**INSTRUCTIONS FOR THE TASK**
Search the listing below for "this". Copy each matching line.

=-=-=

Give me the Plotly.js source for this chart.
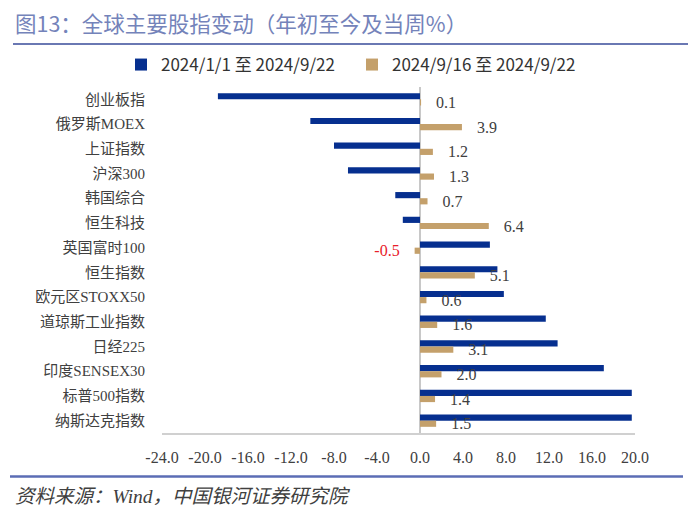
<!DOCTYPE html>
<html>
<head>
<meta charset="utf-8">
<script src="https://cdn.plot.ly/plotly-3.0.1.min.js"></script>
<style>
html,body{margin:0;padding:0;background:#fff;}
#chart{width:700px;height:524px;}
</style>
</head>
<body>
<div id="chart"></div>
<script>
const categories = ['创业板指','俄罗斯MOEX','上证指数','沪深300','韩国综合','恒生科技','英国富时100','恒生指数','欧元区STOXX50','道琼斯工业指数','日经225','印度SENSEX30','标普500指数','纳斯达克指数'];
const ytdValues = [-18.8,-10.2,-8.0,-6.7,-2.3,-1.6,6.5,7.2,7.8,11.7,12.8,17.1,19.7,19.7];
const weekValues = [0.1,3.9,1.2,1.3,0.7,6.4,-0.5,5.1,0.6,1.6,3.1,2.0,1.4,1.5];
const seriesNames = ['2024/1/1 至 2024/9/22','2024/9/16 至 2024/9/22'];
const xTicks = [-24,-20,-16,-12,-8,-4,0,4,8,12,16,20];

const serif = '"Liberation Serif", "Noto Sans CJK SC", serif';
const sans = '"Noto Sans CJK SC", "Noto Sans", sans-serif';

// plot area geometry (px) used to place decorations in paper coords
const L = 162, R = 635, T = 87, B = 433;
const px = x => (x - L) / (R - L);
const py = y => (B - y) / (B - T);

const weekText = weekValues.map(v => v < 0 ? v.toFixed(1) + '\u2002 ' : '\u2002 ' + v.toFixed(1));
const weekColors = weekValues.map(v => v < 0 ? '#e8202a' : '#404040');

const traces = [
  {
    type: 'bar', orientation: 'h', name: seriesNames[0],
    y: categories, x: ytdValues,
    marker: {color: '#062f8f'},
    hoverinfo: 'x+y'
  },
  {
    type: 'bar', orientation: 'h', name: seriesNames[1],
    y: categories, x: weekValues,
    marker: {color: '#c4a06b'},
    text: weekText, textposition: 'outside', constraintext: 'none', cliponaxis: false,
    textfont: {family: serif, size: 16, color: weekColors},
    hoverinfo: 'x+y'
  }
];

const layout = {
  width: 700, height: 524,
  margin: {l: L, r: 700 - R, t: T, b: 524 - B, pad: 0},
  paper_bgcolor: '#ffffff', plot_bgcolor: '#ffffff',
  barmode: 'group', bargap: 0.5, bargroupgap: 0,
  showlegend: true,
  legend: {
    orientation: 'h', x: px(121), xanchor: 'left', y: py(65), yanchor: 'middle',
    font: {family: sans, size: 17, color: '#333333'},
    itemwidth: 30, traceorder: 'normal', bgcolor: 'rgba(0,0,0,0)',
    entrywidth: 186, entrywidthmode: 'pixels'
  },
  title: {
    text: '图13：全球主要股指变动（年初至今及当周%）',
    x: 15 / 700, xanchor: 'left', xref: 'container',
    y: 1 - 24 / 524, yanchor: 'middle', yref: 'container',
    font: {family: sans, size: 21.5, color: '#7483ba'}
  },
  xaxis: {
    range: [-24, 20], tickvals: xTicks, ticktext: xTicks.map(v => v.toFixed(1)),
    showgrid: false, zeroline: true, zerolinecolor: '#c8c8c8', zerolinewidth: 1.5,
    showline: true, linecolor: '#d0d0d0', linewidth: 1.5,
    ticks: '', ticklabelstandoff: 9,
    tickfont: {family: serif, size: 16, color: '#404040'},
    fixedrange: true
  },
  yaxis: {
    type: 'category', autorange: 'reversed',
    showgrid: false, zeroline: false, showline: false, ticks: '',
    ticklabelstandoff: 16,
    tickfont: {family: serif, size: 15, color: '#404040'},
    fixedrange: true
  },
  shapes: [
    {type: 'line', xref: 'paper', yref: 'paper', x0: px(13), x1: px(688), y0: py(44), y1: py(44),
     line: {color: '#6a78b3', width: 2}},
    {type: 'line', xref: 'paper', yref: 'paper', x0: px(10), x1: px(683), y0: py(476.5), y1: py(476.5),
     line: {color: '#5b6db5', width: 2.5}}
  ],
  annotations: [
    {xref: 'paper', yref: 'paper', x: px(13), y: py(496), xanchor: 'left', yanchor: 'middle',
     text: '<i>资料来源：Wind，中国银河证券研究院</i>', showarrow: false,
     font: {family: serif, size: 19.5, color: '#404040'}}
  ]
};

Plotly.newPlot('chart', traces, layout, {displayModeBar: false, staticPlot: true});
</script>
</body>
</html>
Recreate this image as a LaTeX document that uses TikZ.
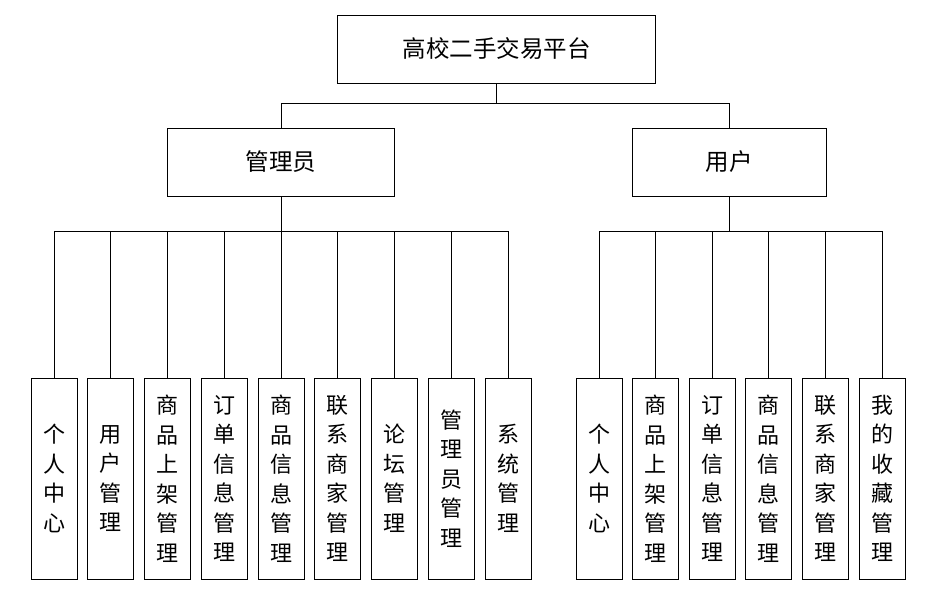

=-=-=

**RESPONSE TO THE EXERCISE**
Give me the Plotly.js source for this chart.
Recreate this image as a LaTeX document that uses TikZ.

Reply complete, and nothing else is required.